One in four senior patients leave the hospital with superbugs, a new study found.

The researchers headed by a team at the University of Michigan recruited 357 older hospital patients who had continued to receive medical care at a post-acute facility (PAC) in southeast Michigan to assess whether or not they had any superbugs on their hands. The patients were initially admitted to the hospital for a medical or surgical issue.

The researchers found that right after a hospital stay, 24.1 percent of geriatric patients had at least one superbug, also known as a multidrug-resistant organism, on their hands. Superbugs can lead to potentially dangerous health situations since they cannot be treated with some of the most commonly used antibiotics.

Two weeks after the patients checked into a PAC facility, the researchers found that the superbugs had persisted. On top of that, even more seniors, at 34.2 percent, had evidence of at least one superbug on their hands, which suggested that the patients were being exposed to superbugs in the PAC facility. The researchers stressed the importance of educating seniors about good hand hygiene.

"We've been educating healthcare workers for decades about hand hygiene, and these numbers show it's time to include patients in their own hand hygiene performance and education," said Lona Mody, the study's lead author and an associate chief for clinical and translational research at the U-M Geriatrics Center. "Patient hand washing is not a routine practice in hospitals. We need to build on the overarching principles we've already developed with adult learning theories and bring them to patients."

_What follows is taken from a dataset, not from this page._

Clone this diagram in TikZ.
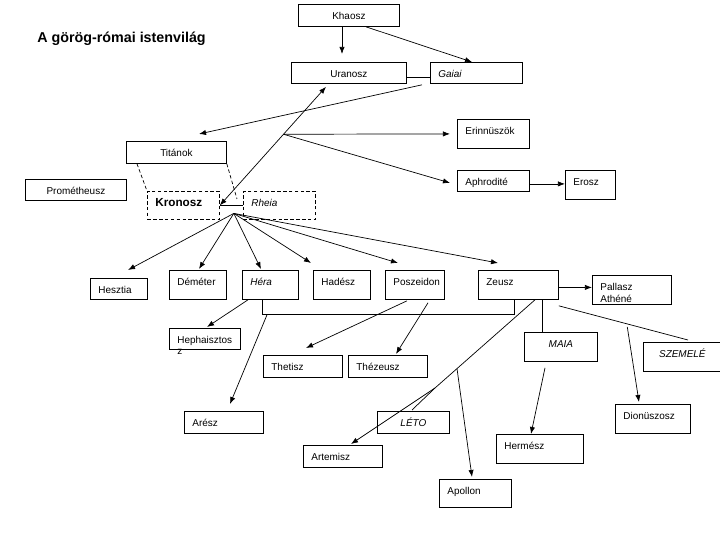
\documentclass[tikz,border=0pt]{standalone}
\usepackage{fontspec}
\setmainfont{Liberation Sans}
\usetikzlibrary{arrows.meta}
\newlength{\pix}
\setlength{\pix}{0.03cm}
\hyphenpenalty=10000

\begin{document}
\begin{tikzpicture}[x = 0.03cm, y = -0.03cm, line width = 0.6pt,
	doboz/.style = {draw, line width = 0.7pt, anchor = north west, align = left, inner ysep = 0pt, inner xsep = 8\pix, text height = 15\pix, text depth = 7\pix, font = \fontsize{8.5}{9.5}\selectfont},
	magas/.style = {text depth = 14\pix},
	kozep/.style = {align = center},
	szagg/.style = {dash pattern = on 3pt off 2pt},
	nyil/.style = {-{Latex[length = 6pt, width = 4.5pt]}},
	ketnyil/.style = {{Latex[length = 6pt, width = 4.5pt]}-{Latex[length = 6pt, width = 4.5pt]}}]%istenfa
	\useasboundingbox (0,0) rectangle (720,540);
	\node[anchor = west, inner sep = 0pt, font = \fontsize{12.2}{14}\selectfont\bfseries] (CIM) at (37,39) {A görög-római istenvilág};
	\node[doboz, kozep, text width = 85\pix] (KHAOSZ) at (298,4) {Khaosz};
	\node[doboz, kozep, text width = 99\pix, text depth = 6\pix] (URANOSZ) at (291,62) {Uranosz};
	\node[doboz, text width = 76\pix, text depth = 6\pix] (GAIAI) at (430,62) {\textit{Gaiai}};
	\node[doboz, kozep, text width = 84\pix] (TITANOK) at (126,141) {Titánok};
	\node[doboz, kozep, text width = 85\pix, text depth = 6\pix] (PROMETHEUSZ) at (25,179) {Prométheusz};
	\node[doboz, szagg, text width = 56\pix, text depth = 13\pix, font = \fontsize{10}{12}\selectfont\bfseries] (KRONOSZ) at (147,191) {Kronosz};
	\node[doboz, szagg, text width = 56\pix, text depth = 13\pix] (RHEIA) at (243,191) {\textit{Rheia}};
	\node[doboz, magas, text width = 56\pix] (ERINNUSZOK) at (457,119) {Erinnüszök};
	\node[doboz, text width = 56\pix, text depth = 6\pix] (APHRODITE) at (457,170) {Aphrodité};
	\node[doboz, magas, text width = 34\pix] (EROSZ) at (565,170) {Erosz};
	\node[doboz, text width = 41\pix, text depth = 6\pix] (HESZTIA) at (90,278) {Hesztia};
	\node[doboz, magas, text width = 41\pix] (DEMETER) at (169,270) {Déméter};
	\node[doboz, magas, text width = 40\pix] (HERA) at (242,270) {\textit{Héra}};
	\node[doboz, magas, text width = 41\pix] (HADESZ) at (313,270) {Hadész};
	\node[doboz, magas, text width = 43\pix] (POSZEIDON) at (385,270) {Poszeidon};
	\node[doboz, magas, text width = 64\pix] (ZEUSZ) at (478,270) {Zeusz};
	\node[doboz, magas, text width = 63\pix, font = \fontsize{8.5}{10}\selectfont] (PALLASZ) at (592,275) {Pallasz\\Athéné};
	\node[doboz, text width = 55\pix, text depth = 6\pix] (HEPHAISZTOSZ) at (169,328) {Hephaisztos\\z};
	\node[doboz, text width = 63\pix] (THETISZ) at (263,355) {Thetisz};
	\node[doboz, text width = 63\pix] (THEZEUSZ) at (348,355) {Thézeusz};
	\node[doboz, text width = 63\pix] (ARESZ) at (184,411) {Arész};
	\node[doboz, kozep, text width = 56\pix] (LETO) at (377,411) {\textit{LÉTO}};
	\node[doboz, text width = 63\pix] (ARTEMISZ) at (303,445) {Artemisz};
	\node[doboz, text width = 56\pix, text depth = 13\pix] (APOLLON) at (439,479) {Apollon};
	\node[doboz, kozep, magas, text width = 57\pix] (MAIA) at (524,332) {\textit{MAIA}};
	\node[doboz, magas, text width = 71\pix] (HERMESZ) at (496,434) {Hermész};
	\node[doboz, kozep, magas, text width = 62\pix] (SZEMELE) at (643,342) {\textit{SZEMELÉ}};
	\node[doboz, magas, text width = 59\pix] (DIONUSZOSZ) at (615,404) {Dionüszosz};
	% Khaosz, Uranosz, Gaiai
	\draw[nyil] ([shift = {(44,0)}]KHAOSZ.south west) -- ([shift = {(51,-8)}]URANOSZ.north west);
	\draw[nyil] ([shift = {(68,0)}]KHAOSZ.south west) -- ([shift = {(42,0)}]GAIAI.north west);
	\draw ([shift = {(0,4)}]URANOSZ.east) -- ([shift = {(0,4)}]GAIAI.west);
	\draw[nyil] ([shift = {(-8,1)}]GAIAI.south west) -- ([shift = {(73,-7)}]TITANOK.north west);
	\draw[szagg] ([shift = {(11,0)}]TITANOK.south west) -- (KRONOSZ.north west);
	\draw[szagg] (TITANOK.south east) -- ([shift = {(-6,8)}]RHEIA.north west);
	\draw[ketnyil] (KRONOSZ.east) -- coordinate[pos = 0.6] (VAGAS) ([shift = {(35,3)}]URANOSZ.south west);
	\draw[nyil] (VAGAS) -- ([shift = {(-7,0)}]ERINNUSZOK.west);
	\draw[nyil] (VAGAS) -- ([shift = {(-7,2)}]APHRODITE.west);
	\draw[nyil] ([shift = {(0,3)}]APHRODITE.east) -- ([shift = {(0,-1)}]EROSZ.west);
	% Kronosz es Rheia gyerekei
	\draw (KRONOSZ.east) -- (RHEIA.west);
	\coordinate (GYEREK) at ([shift = {(14,8)}]KRONOSZ.east);
	\draw[nyil] (GYEREK) -- ([shift = {(38,-8)}]HESZTIA.north west);
	\draw[nyil] (GYEREK) -- ([shift = {(30,-1)}]DEMETER.north west);
	\draw[nyil] (GYEREK) -- ([shift = {(19,-1)}]HERA.north west);
	\draw[nyil] (GYEREK) -- ([shift = {(-2,-7)}]HADESZ.north west);
	\draw[nyil] (GYEREK) -- ([shift = {(13,-7)}]POSZEIDON.north west);
	\draw[nyil] (GYEREK) -- ([shift = {(20,-7)}]ZEUSZ.north west);
	% Hera, Poszeidon, Zeusz
	\draw ([shift = {(20,0)}]HERA.south west) -- ++(0,15) -| ([shift = {(36,0)}]ZEUSZ.south west);
	\coordinate (HZ) at ([shift = {(25,15)}]HERA.south west);
	\draw[nyil] ([shift = {(6,0)}]HERA.south west) -- ([shift = {(38,-1)}]HEPHAISZTOSZ.north west);
	\draw[nyil] (HZ) -- ([shift = {(46,-7)}]ARESZ.north west);
	\draw[nyil] ([shift = {(22,1)}]POSZEIDON.south west) -- ([shift = {(43,-7)}]THETISZ.north west);
	\draw[nyil] ([shift = {(43,3)}]POSZEIDON.south west) -- ([shift = {(48,-1)}]THEZEUSZ.north west);
	\draw[nyil] ([shift = {(0,2.5)}]ZEUSZ.east) -- ([shift = {(0,-2.5)}]PALLASZ.west);
	\coordinate (ZL) at ([shift = {(58,-23)}]LETO.north west);
	\draw ([shift = {(57,0)}]ZEUSZ.south west) -- coordinate[pos = 0.78] (ZA) (ZL) -- ([shift = {(35,-1)}]LETO.north west);
	\draw[nyil] (ZL) -- ([shift = {(48,-1)}]ARTEMISZ.north west);
	\draw[nyil] (ZA) -- ([shift = {(33,-2)}]APOLLON.north west);
	\draw ([shift = {(64,0)}]ZEUSZ.south west) -- ([shift = {(18,0)}]MAIA.north west);
	\draw[nyil] ([shift = {(21,6)}]MAIA.south west) -- ([shift = {(35,0)}]HERMESZ.north west);
	\draw ([shift = {(0,6)}]ZEUSZ.south east) -- coordinate[pos = 0.53] (ZS) ([shift = {(45,-2)}]SZEMELE.north west);
	\draw[nyil] ([shift = {(0,3)}]ZS) -- ([shift = {(24,-2)}]DIONUSZOSZ.north west);
\end{tikzpicture}
\end{document}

One strategy that has the potential to be very effective at getting patients to practice hand hygiene involves showing them how these superbugs grow and stay on their hands via lab samples. Mody stated that patients are always surprised to see the amount of superbugs that can thrive on their hands.

The research team also created a toolkit titled TIP Study toolkit that uses a combination of educational posters, trivia and an on-site infection prevention specialists to prevent the spread of superbugs.

This study's findings were published just a few days after the Centers for Disease Control and Prevention (CDC) published a report that stressed the importance of preventing the spread of superbugs.

"New data show that far too many patients are getting infected with dangerous, drug-resistant bacteria in healthcare settings," CDC Director Tom Frieden said. "Doctors and healthcare facilities have the power to protect patients - no one should get sick while trying to get well."

The study was published in the journal JAMA Internal Medicine.